### YOUR INSTRUCTIONS:
Copy the data precisely, character for character, and leave out every picture.

### SOURCE DATA:
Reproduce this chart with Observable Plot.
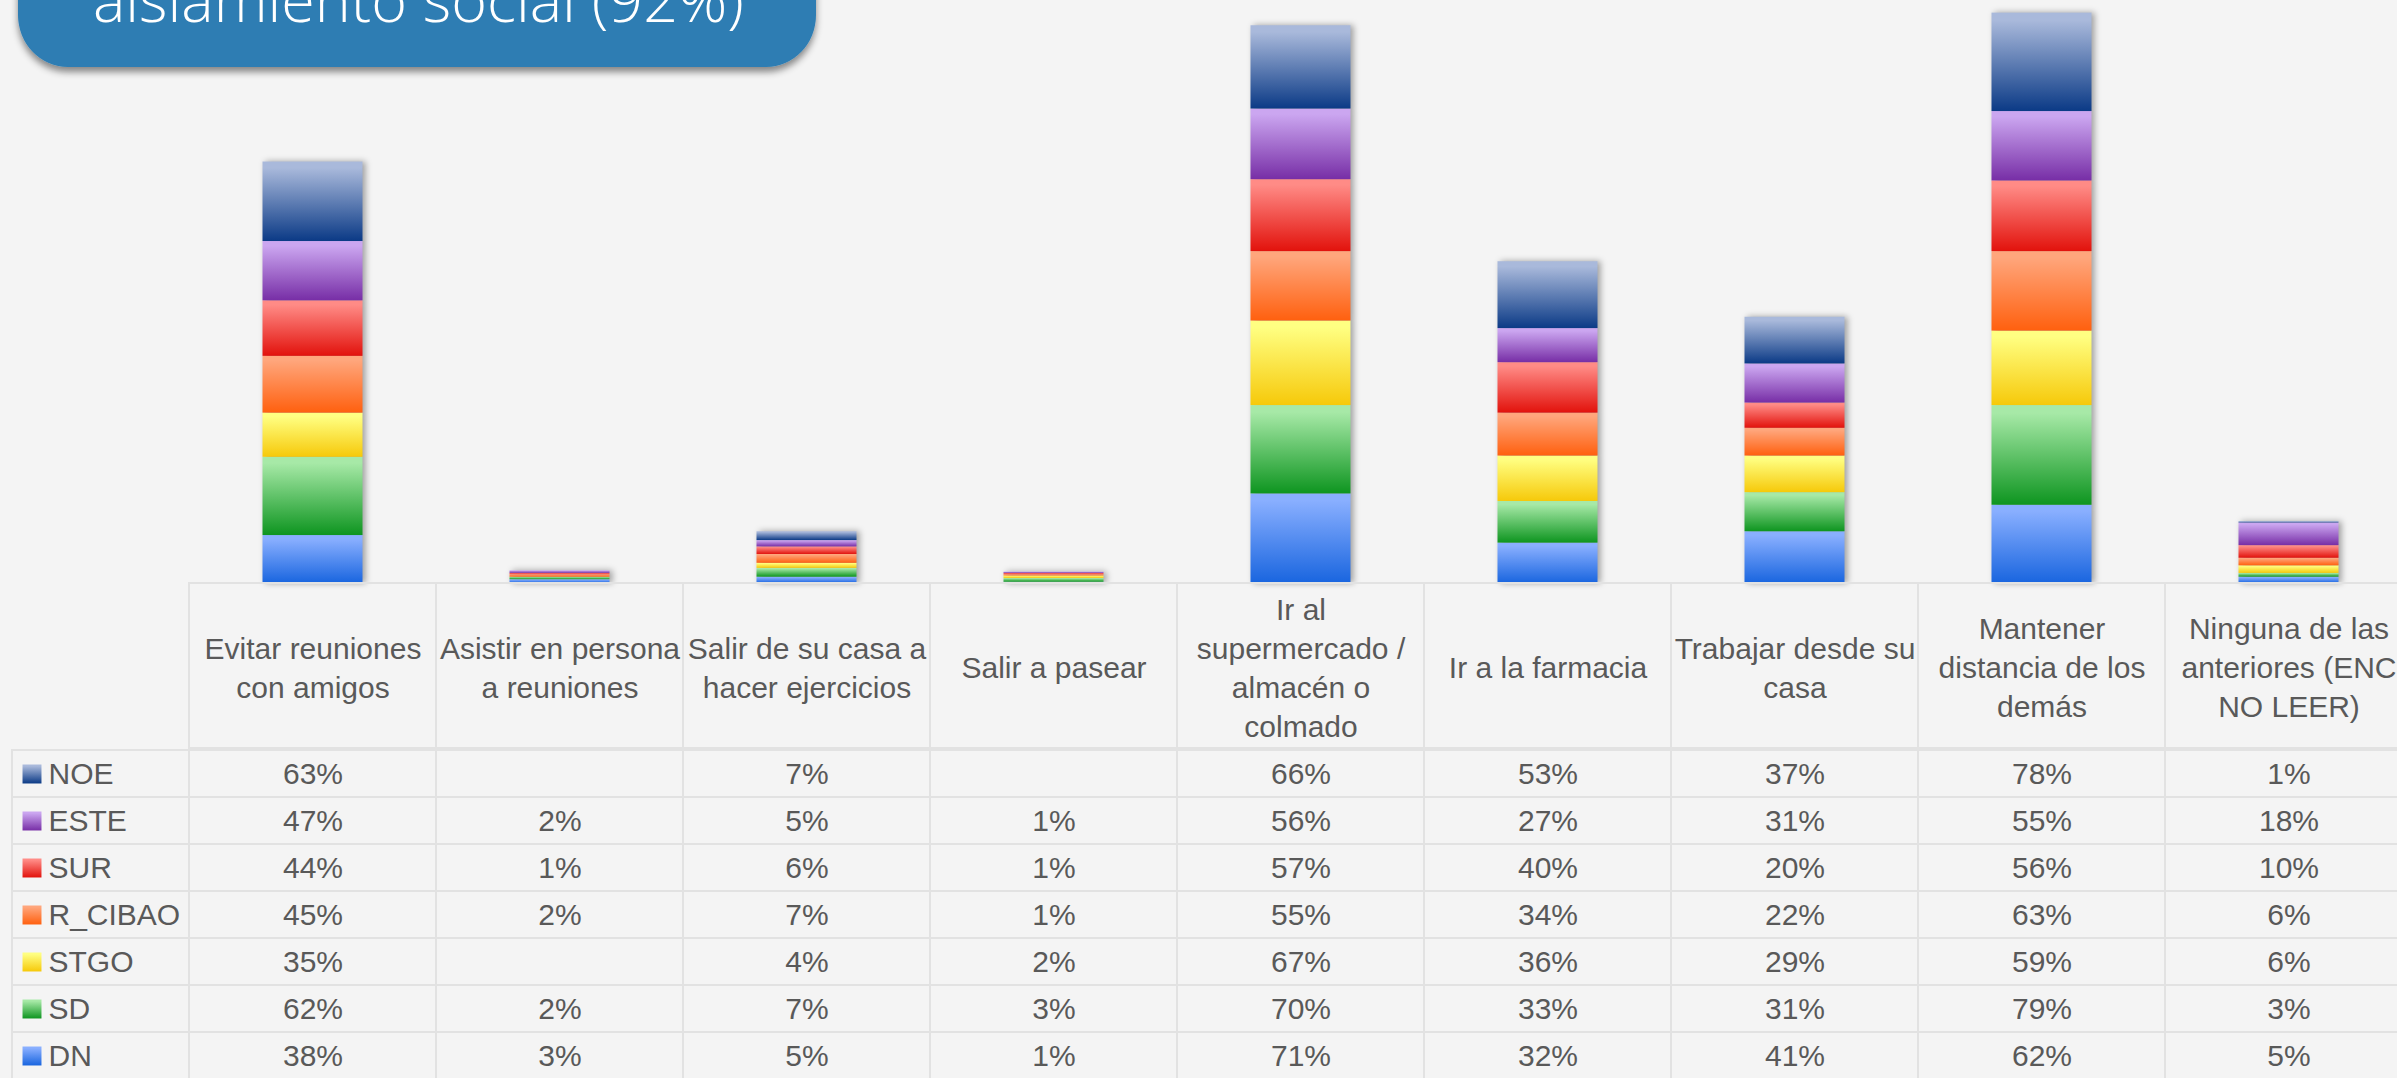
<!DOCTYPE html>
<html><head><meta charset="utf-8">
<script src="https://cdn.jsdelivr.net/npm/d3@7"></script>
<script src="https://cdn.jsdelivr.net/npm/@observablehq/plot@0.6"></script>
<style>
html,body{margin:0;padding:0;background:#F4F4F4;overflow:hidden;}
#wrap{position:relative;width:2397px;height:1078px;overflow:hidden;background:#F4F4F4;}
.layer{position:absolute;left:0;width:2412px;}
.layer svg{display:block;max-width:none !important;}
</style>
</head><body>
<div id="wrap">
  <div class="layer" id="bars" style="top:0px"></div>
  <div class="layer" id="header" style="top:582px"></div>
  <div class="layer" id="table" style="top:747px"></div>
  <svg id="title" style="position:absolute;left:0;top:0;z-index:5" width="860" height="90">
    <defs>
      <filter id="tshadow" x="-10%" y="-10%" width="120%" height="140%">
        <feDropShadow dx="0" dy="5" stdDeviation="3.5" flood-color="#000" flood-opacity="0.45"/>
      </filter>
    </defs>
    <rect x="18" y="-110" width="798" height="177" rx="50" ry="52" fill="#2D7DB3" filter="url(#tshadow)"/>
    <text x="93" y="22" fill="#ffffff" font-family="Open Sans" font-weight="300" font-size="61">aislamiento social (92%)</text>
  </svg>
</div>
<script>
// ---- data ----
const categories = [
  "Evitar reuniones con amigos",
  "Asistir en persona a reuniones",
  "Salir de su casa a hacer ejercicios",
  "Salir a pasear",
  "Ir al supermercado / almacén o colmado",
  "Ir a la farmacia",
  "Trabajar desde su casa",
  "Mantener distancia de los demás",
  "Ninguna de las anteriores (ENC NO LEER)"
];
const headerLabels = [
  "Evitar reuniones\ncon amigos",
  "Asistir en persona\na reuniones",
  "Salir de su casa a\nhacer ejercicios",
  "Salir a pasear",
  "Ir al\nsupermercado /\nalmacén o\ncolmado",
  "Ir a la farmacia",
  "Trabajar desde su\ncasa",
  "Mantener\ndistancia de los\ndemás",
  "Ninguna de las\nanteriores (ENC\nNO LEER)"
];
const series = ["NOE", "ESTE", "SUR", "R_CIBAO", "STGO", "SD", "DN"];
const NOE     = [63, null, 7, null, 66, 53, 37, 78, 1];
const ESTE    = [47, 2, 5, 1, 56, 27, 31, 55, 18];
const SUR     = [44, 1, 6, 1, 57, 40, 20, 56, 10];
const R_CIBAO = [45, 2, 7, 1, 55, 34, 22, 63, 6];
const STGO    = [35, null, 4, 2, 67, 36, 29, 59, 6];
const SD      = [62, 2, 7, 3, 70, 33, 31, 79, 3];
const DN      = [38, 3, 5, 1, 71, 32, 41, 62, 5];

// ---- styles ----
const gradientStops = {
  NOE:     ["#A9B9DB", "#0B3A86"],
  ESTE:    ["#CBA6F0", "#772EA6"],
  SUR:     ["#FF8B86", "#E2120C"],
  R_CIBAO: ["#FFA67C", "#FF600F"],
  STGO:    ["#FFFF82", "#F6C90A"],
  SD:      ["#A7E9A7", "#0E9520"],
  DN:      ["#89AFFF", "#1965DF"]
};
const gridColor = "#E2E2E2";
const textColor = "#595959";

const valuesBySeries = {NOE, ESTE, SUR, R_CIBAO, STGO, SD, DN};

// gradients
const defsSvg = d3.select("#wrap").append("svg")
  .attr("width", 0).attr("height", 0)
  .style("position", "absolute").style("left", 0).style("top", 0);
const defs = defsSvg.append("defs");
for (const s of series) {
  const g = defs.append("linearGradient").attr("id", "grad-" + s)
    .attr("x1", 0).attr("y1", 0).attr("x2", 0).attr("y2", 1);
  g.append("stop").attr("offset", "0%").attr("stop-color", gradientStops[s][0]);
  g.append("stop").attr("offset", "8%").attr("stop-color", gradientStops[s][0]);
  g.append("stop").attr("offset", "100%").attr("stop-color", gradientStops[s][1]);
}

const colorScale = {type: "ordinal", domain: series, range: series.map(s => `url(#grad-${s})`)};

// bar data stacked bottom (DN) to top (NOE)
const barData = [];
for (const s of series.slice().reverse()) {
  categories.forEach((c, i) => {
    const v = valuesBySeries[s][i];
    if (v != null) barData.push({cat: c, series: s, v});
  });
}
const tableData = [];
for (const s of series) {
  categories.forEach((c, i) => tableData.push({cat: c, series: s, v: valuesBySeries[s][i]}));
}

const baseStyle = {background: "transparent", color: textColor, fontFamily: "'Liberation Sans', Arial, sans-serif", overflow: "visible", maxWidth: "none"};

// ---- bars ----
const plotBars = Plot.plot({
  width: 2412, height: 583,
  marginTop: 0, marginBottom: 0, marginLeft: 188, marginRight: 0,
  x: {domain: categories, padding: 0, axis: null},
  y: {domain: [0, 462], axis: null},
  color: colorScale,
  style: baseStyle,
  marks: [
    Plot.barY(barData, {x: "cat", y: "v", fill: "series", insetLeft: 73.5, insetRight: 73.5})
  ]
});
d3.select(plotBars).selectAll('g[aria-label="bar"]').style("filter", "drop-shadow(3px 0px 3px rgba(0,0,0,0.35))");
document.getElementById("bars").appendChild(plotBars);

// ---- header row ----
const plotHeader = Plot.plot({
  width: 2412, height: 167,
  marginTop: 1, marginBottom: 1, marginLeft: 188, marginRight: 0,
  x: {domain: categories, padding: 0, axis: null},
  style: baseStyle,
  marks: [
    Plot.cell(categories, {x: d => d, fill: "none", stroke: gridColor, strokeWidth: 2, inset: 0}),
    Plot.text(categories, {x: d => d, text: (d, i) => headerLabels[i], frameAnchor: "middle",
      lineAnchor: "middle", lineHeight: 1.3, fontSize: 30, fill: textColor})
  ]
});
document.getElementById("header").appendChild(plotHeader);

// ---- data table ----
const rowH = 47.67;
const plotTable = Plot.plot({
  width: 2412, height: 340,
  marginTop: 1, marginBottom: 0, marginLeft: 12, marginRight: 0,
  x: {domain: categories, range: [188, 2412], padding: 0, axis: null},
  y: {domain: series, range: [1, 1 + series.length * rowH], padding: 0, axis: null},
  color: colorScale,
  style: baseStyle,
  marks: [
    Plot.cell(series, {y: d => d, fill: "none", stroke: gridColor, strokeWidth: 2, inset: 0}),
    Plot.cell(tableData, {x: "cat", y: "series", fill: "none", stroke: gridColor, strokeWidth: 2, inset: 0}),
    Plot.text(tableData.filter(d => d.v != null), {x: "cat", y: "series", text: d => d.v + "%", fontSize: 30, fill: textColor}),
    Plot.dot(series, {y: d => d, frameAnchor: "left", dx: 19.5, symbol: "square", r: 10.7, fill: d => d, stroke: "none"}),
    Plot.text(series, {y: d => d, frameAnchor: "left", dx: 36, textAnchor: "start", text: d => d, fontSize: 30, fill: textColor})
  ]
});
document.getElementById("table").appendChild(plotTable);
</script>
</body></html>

### EXERCISE OUTPUT:
Reproduce this chart with Observable Plot.
<!DOCTYPE html>
<html><head><meta charset="utf-8">
<script src="https://cdn.jsdelivr.net/npm/d3@7"></script>
<script src="https://cdn.jsdelivr.net/npm/@observablehq/plot@0.6"></script>
<style>
html,body{margin:0;padding:0;background:#F4F4F4;overflow:hidden;}
#wrap{position:relative;width:2397px;height:1078px;overflow:hidden;background:#F4F4F4;}
.layer{position:absolute;left:0;width:2412px;}
.layer svg{display:block;max-width:none !important;}
</style>
</head><body>
<div id="wrap">
  <div class="layer" id="bars" style="top:0px"></div>
  <div class="layer" id="header" style="top:582px"></div>
  <div class="layer" id="table" style="top:747px"></div>
  <svg id="title" style="position:absolute;left:0;top:0;z-index:5" width="860" height="90">
    <defs>
      <filter id="tshadow" x="-10%" y="-10%" width="120%" height="140%">
        <feDropShadow dx="0" dy="5" stdDeviation="3.5" flood-color="#000" flood-opacity="0.45"/>
      </filter>
    </defs>
    <rect x="18" y="-110" width="798" height="177" rx="50" ry="52" fill="#2D7DB3" filter="url(#tshadow)"/>
    <text x="93" y="22" fill="#ffffff" font-family="Open Sans" font-weight="300" font-size="61">aislamiento social (92%)</text>
  </svg>
</div>
<script>
// ---- data ----
const categories = [
  "Evitar reuniones con amigos",
  "Asistir en persona a reuniones",
  "Salir de su casa a hacer ejercicios",
  "Salir a pasear",
  "Ir al supermercado / almacén o colmado",
  "Ir a la farmacia",
  "Trabajar desde su casa",
  "Mantener distancia de los demás",
  "Ninguna de las anteriores (ENC NO LEER)"
];
const headerLabels = [
  "Evitar reuniones\ncon amigos",
  "Asistir en persona\na reuniones",
  "Salir de su casa a\nhacer ejercicios",
  "Salir a pasear",
  "Ir al\nsupermercado /\nalmacén o\ncolmado",
  "Ir a la farmacia",
  "Trabajar desde su\ncasa",
  "Mantener\ndistancia de los\ndemás",
  "Ninguna de las\nanteriores (ENC\nNO LEER)"
];
const series = ["NOE", "ESTE", "SUR", "R_CIBAO", "STGO", "SD", "DN"];
const NOE     = [63, null, 7, null, 66, 53, 37, 78, 1];
const ESTE    = [47, 2, 5, 1, 56, 27, 31, 55, 18];
const SUR     = [44, 1, 6, 1, 57, 40, 20, 56, 10];
const R_CIBAO = [45, 2, 7, 1, 55, 34, 22, 63, 6];
const STGO    = [35, null, 4, 2, 67, 36, 29, 59, 6];
const SD      = [62, 2, 7, 3, 70, 33, 31, 79, 3];
const DN      = [38, 3, 5, 1, 71, 32, 41, 62, 5];

// ---- styles ----
const gradientStops = {
  NOE:     ["#A9B9DB", "#0B3A86"],
  ESTE:    ["#CBA6F0", "#772EA6"],
  SUR:     ["#FF8B86", "#E2120C"],
  R_CIBAO: ["#FFA67C", "#FF600F"],
  STGO:    ["#FFFF82", "#F6C90A"],
  SD:      ["#A7E9A7", "#0E9520"],
  DN:      ["#89AFFF", "#1965DF"]
};
const gridColor = "#E2E2E2";
const textColor = "#595959";

const valuesBySeries = {NOE, ESTE, SUR, R_CIBAO, STGO, SD, DN};

// gradients
const defsSvg = d3.select("#wrap").append("svg")
  .attr("width", 0).attr("height", 0)
  .style("position", "absolute").style("left", 0).style("top", 0);
const defs = defsSvg.append("defs");
for (const s of series) {
  const g = defs.append("linearGradient").attr("id", "grad-" + s)
    .attr("x1", 0).attr("y1", 0).attr("x2", 0).attr("y2", 1);
  g.append("stop").attr("offset", "0%").attr("stop-color", gradientStops[s][0]);
  g.append("stop").attr("offset", "8%").attr("stop-color", gradientStops[s][0]);
  g.append("stop").attr("offset", "100%").attr("stop-color", gradientStops[s][1]);
}

const colorScale = {type: "ordinal", domain: series, range: series.map(s => `url(#grad-${s})`)};

// bar data stacked bottom (DN) to top (NOE)
const barData = [];
for (const s of series.slice().reverse()) {
  categories.forEach((c, i) => {
    const v = valuesBySeries[s][i];
    if (v != null) barData.push({cat: c, series: s, v});
  });
}
const tableData = [];
for (const s of series) {
  categories.forEach((c, i) => tableData.push({cat: c, series: s, v: valuesBySeries[s][i]}));
}

const baseStyle = {background: "transparent", color: textColor, fontFamily: "'Liberation Sans', Arial, sans-serif", overflow: "visible", maxWidth: "none"};

// ---- bars ----
const plotBars = Plot.plot({
  width: 2412, height: 583,
  marginTop: 0, marginBottom: 0, marginLeft: 188, marginRight: 0,
  x: {domain: categories, padding: 0, axis: null},
  y: {domain: [0, 462], axis: null},
  color: colorScale,
  style: baseStyle,
  marks: [
    Plot.barY(barData, {x: "cat", y: "v", fill: "series", insetLeft: 73.5, insetRight: 73.5})
  ]
});
d3.select(plotBars).selectAll('g[aria-label="bar"]').style("filter", "drop-shadow(3px 0px 3px rgba(0,0,0,0.35))");
document.getElementById("bars").appendChild(plotBars);

// ---- header row ----
const plotHeader = Plot.plot({
  width: 2412, height: 167,
  marginTop: 1, marginBottom: 1, marginLeft: 188, marginRight: 0,
  x: {domain: categories, padding: 0, axis: null},
  style: baseStyle,
  marks: [
    Plot.cell(categories, {x: d => d, fill: "none", stroke: gridColor, strokeWidth: 2, inset: 0}),
    Plot.text(categories, {x: d => d, text: (d, i) => headerLabels[i], frameAnchor: "middle",
      lineAnchor: "middle", lineHeight: 1.3, fontSize: 30, fill: textColor})
  ]
});
document.getElementById("header").appendChild(plotHeader);

// ---- data table ----
const rowH = 47.67;
const plotTable = Plot.plot({
  width: 2412, height: 340,
  marginTop: 1, marginBottom: 0, marginLeft: 12, marginRight: 0,
  x: {domain: categories, range: [188, 2412], padding: 0, axis: null},
  y: {domain: series, range: [1, 1 + series.length * rowH], padding: 0, axis: null},
  color: colorScale,
  style: baseStyle,
  marks: [
    Plot.cell(series, {y: d => d, fill: "none", stroke: gridColor, strokeWidth: 2, inset: 0}),
    Plot.cell(tableData, {x: "cat", y: "series", fill: "none", stroke: gridColor, strokeWidth: 2, inset: 0}),
    Plot.text(tableData.filter(d => d.v != null), {x: "cat", y: "series", text: d => d.v + "%", fontSize: 30, fill: textColor}),
    Plot.dot(series, {y: d => d, frameAnchor: "left", dx: 19.5, symbol: "square", r: 10.7, fill: d => d, stroke: "none"}),
    Plot.text(series, {y: d => d, frameAnchor: "left", dx: 36, textAnchor: "start", text: d => d, fontSize: 30, fill: textColor})
  ]
});
document.getElementById("table").appendChild(plotTable);
</script>
</body></html>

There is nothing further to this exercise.